Suffice to say, there’s a lot going on.
Either the church or the fake rehab is responsible for everything interesting in the world, from the drug users’ deaths to the poisoning at the Emmys to the ascendance of the Orange Candidate. Or maybe they’re not responsible for anything at all. Susie doesn’t know. Getting to the truth of things doesn’t matter much to her. What matters is how “to make this story mine — make it work, bend fate to my will, manifest a Campbellian hero’s journey, or a bright Hermetic dawn.”
Susie’s major talent is figuring out how to make herself the main character of a story everyone is already telling. This is a talent she and Luke Goebel seem to share. There is a clear parallel between Goebel’s book-promo street art and his novel’s climax, a set piece that sees Susie temporarily relocating the residents of Skid Row so that she can sign her name in golden spray paint on each of their tents, then reopen the place as an “art walk.” Art imitates life, reality mimics satire. Wisdom apes naivety. Irony becomes sincerity becomes irony again. Everything connects to itself in a perfectly chaotic swirl, like the loop at LAX. Or like the novel’s twin brothers, who trade places with one another multiple times as the story goes on, toggling back and forth like binary code.

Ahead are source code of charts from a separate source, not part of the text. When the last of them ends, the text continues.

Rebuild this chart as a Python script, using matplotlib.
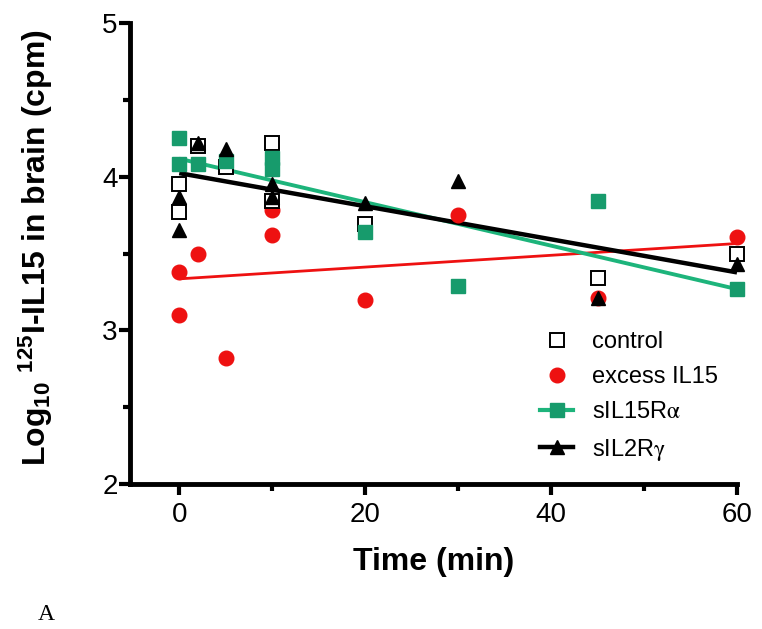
import matplotlib
matplotlib.use("Agg")
import matplotlib.pyplot as plt
from matplotlib.lines import Line2D

plt.rcParams['font.family'] = ['Liberation Sans', 'DejaVu Sans']
plt.rcParams['mathtext.fontset'] = 'custom'
plt.rcParams['mathtext.rm'] = 'Liberation Sans:bold'
plt.rcParams['mathtext.bf'] = 'Liberation Sans:bold'
plt.rcParams['mathtext.it'] = 'Liberation Sans:bold'

# ---- data ----
control_t = [0, 0, 2, 5, 10, 10, 20, 45, 60]
control_y = [3.95, 3.77, 4.20, 4.06, 4.22, 3.84, 3.69, 3.34, 3.50]

excess_t = [0, 0, 2, 5, 10, 10, 20, 30, 45, 60]
excess_y = [3.38, 3.10, 3.50, 2.82, 3.78, 3.62, 3.20, 3.75, 3.21, 3.61]

rA_t = [0, 0, 2, 5, 10, 10, 20, 30, 45, 60]
rA_y = [4.25, 4.08, 4.08, 4.10, 4.12, 4.05, 3.64, 3.29, 3.84, 3.27]

rG_t = [0, 0, 2, 5, 10, 10, 20, 30, 45, 60]
rG_y = [3.87, 3.65, 4.22, 4.18, 3.95, 3.87, 3.83, 3.97, 3.21, 3.43]

# regression lines (value at t=0, value at t=60)
fit_t = [0, 60]
excess_fit = [3.335, 3.565]
rA_fit = [4.117, 3.268]
rG_fit = [4.023, 3.377]

labels = ['control', 'excess IL15', r'sIL15R$\mathrm{\alpha}$', r'sIL2R$\mathrm{\gamma}$']
x_ticks = [0, 20, 40, 60]
y_ticks = [2, 3, 4, 5]

RED = '#EE1111'
GREEN_M = '#179B6C'
GREEN_L = '#1DB47B'

W, H = 762, 629
fig = plt.figure(figsize=(W / 100, H / 100), dpi=100)
ax = fig.add_axes([130 / W, 1 - 484 / H, (737 - 130) / W, (484 - 23) / H])

ms = 10.5
ax.plot(fit_t, excess_fit, color=RED, lw=2.0, zorder=3, solid_capstyle='butt')
ax.plot(fit_t, rA_fit, color=GREEN_L, lw=2.8, zorder=3, solid_capstyle='butt')
ax.plot(fit_t, rG_fit, color='black', lw=3.2, zorder=4, solid_capstyle='butt')

ax.plot(excess_t, excess_y, 'o', color=RED, ms=ms, mec=RED, zorder=5, clip_on=False)
ax.plot(control_t, control_y, 's', mfc='white', mec='black', mew=1.4, ms=ms, zorder=6, clip_on=False)
ax.plot(rA_t, rA_y, 's', color=GREEN_M, ms=ms, zorder=7, clip_on=False)
ax.plot(rG_t, rG_y, '^', color='black', ms=ms, zorder=8, clip_on=False)

ax.set_xlim(-5.3, 60)
ax.set_ylim(2, 5)
for s in ['top', 'right']:
    ax.spines[s].set_visible(False)
for s in ['left', 'bottom']:
    ax.spines[s].set_linewidth(3.5)

ax.set_xticks(x_ticks)
ax.set_xticks([10, 30, 50], minor=True)
ax.set_yticks(y_ticks)
ax.set_yticks([2.5, 3.5, 4.5], minor=True)
ax.tick_params(which='major', length=8, width=3, labelsize=20, pad=5)
ax.tick_params(which='minor', length=5, width=3)
ax.tick_params(axis='y', which='major', pad=1)

fig.text(434 / W, 1 - 562 / H, 'Time (min)', fontsize=23, fontweight='bold',
         ha='center', va='center')
fig.text(36 / W, 1 - 248 / H, r'Log$_{\mathbf{10}}$ $^{\mathbf{125}}$I-IL15 in brain (cpm)',
         fontsize=23, fontweight='bold', rotation=90, ha='center', va='center')

handles = [
    Line2D([], [], ls='none', marker='s', mfc='white', mec='black', mew=1.4, ms=ms),
    Line2D([], [], ls='none', marker='o', color=RED, ms=ms),
    Line2D([], [], color=GREEN_L, lw=3, marker='s', mfc=GREEN_M, mec=GREEN_M, ms=ms),
    Line2D([], [], color='black', lw=3.2, marker='^', ms=ms),
]
leg = fig.legend(handles, labels, loc='upper left',
                 bbox_to_anchor=(540 / W, 1 - 331 / H), bbox_transform=fig.transFigure,
                 frameon=False, handlelength=1.4, handletextpad=0.8,
                 labelspacing=0.56, borderpad=0, borderaxespad=0,
                 prop={'size': 17, 'math_fontfamily': 'stix'})

fig.text(46 / W, 1 - 615 / H, 'A', fontsize=17, family='Liberation Serif',
         ha='center', va='center')

fig.savefig('out.png', dpi=100)
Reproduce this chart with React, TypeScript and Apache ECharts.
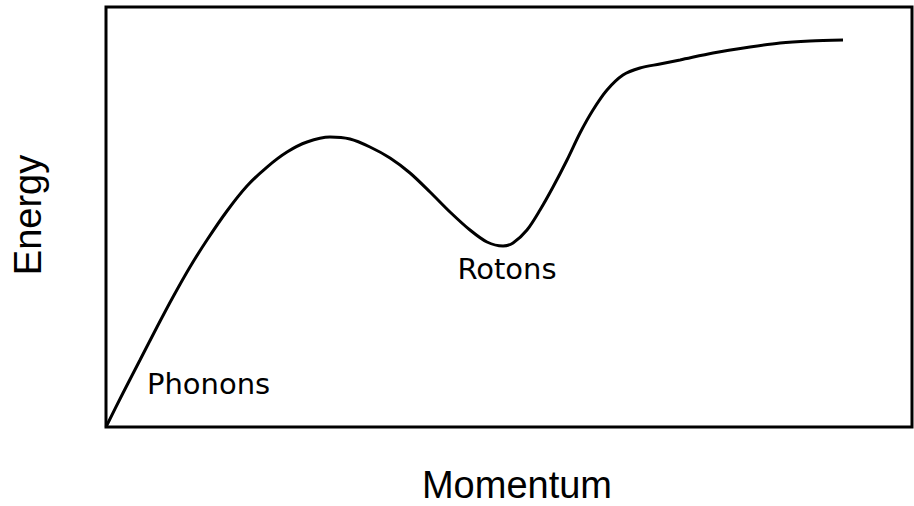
import React, { useEffect, useRef } from "react";
import * as echarts from "echarts";

// Dispersion curve (momentum, energy) in arbitrary units (0..100)
const momentum = [0, 2.11, 4.22, 6.33, 8.31, 10.42, 12.53, 15.01, 17.49, 19.98, 22.46, 24.94, 27.79, 30.27, 32.75, 35.24, 37.72, 40.2, 42.68, 45.16, 47.27, 49.26, 50.5, 52.23, 53.85, 55.46, 57.2, 58.81, 60.42, 62.16, 64.14, 66.25, 68.73, 71.22, 75.31, 79.9, 83.62, 87.34, 91.44];
const energy = [0, 8.1, 15.95, 23.81, 30.95, 38.1, 44.52, 51.43, 57.38, 61.9, 65.48, 67.86, 69.05, 68.57, 66.67, 64.05, 60.48, 55.95, 51.19, 46.9, 44.05, 43.1, 43.81, 46.9, 51.67, 57.14, 63.57, 70.0, 75.48, 80.24, 83.81, 85.48, 86.43, 87.38, 89.05, 90.48, 91.43, 91.9, 92.14];

const xTitle = "Momentum";
const yTitle = "Energy";
const annotations = ["Phonons", "Rotons"];

export default function App() {
  const ref = useRef<HTMLDivElement>(null);
  useEffect(() => {
    document.body.style.margin = "0";
    const chart = echarts.init(ref.current!, null, { renderer: "svg" });
    const data = momentum.map((m, i) => [m, energy[i]]);
    chart.setOption({
      animation: false,
      backgroundColor: "#fff",
      grid: {
        left: 106,
        right: 2,
        top: 7,
        bottom: 79,
        show: true,
        borderColor: "#000",
        borderWidth: 3,
        backgroundColor: "transparent",
      },
      xAxis: {
        type: "value",
        min: 0,
        max: 100,
        axisLine: { show: false },
        axisTick: { show: false },
        axisLabel: { show: false },
        splitLine: { show: false },
      },
      yAxis: {
        type: "value",
        min: 0,
        max: 100,
        axisLine: { show: false },
        axisTick: { show: false },
        axisLabel: { show: false },
        splitLine: { show: false },
      },
      series: [
        {
          type: "line",
          data,
          smooth: 0.3,
          symbol: "none",
          lineStyle: { color: "#000", width: 3 },
        },
      ],
      graphic: [
        {
          type: "text",
          x: 517,
          y: 485,
          style: {
            text: xTitle,
            font: "38px 'Liberation Sans', Arial, sans-serif",
            fill: "#000",
            align: "center",
            verticalAlign: "middle",
          },
        },
        {
          type: "text",
          x: 28,
          y: 215,
          rotation: Math.PI / 2,
          style: {
            text: yTitle,
            font: "38px 'Liberation Sans', Arial, sans-serif",
            fill: "#000",
            align: "center",
            verticalAlign: "middle",
          },
        },
        {
          type: "text",
          x: 147,
          y: 384,
          style: {
            text: annotations[0],
            font: "29px 'DejaVu Sans', Verdana, sans-serif",
            fill: "#000",
            align: "left",
            verticalAlign: "middle",
          },
        },
        {
          type: "text",
          x: 507,
          y: 269,
          style: {
            text: annotations[1],
            font: "29px 'DejaVu Sans', Verdana, sans-serif",
            fill: "#000",
            align: "center",
            verticalAlign: "middle",
          },
        },
      ],
    });
    return () => chart.dispose();
  }, []);
  return <div ref={ref} style={{ width: 914, height: 506 }} />;
}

“Art isn’t real, ideas aren’t real. People aren’t real. The world isn’t real,” Susie says near the end of the novel, in the closest thing she has to an epiphany. The only thing that’s real is “the media overload.” This statement, too, is a Wittgensteinian duck-rabbit. When I read it yesterday, it struck me as asinine. Rereading it now, it strikes me as wise. Tomorrow it’ll probably seem asinine again.
It’s hard for me to separate Kill Dick’s eye-grabbing publicity campaign from Kill Dick itself, and maybe that’s the point. Goebel’s “intervention” — to borrow an art-world term that Susie delights in using — is more ambitious than what’s contained in his novel’s three hundred pages. Susie’s “novelization” includes all the real-world noise that surrounds Kill Dick, all the hype and energy and chatter.
Like a good actor, Kill Dick hits its marks, stays true to the script, controls its eyeline to avoid spiking the camera. Is it real? You look up from the page to watch the palm trees swaying in front of a sky the color of grapefruit juice. Of course it’s not real. That doesn’t mean it can’t hurt you.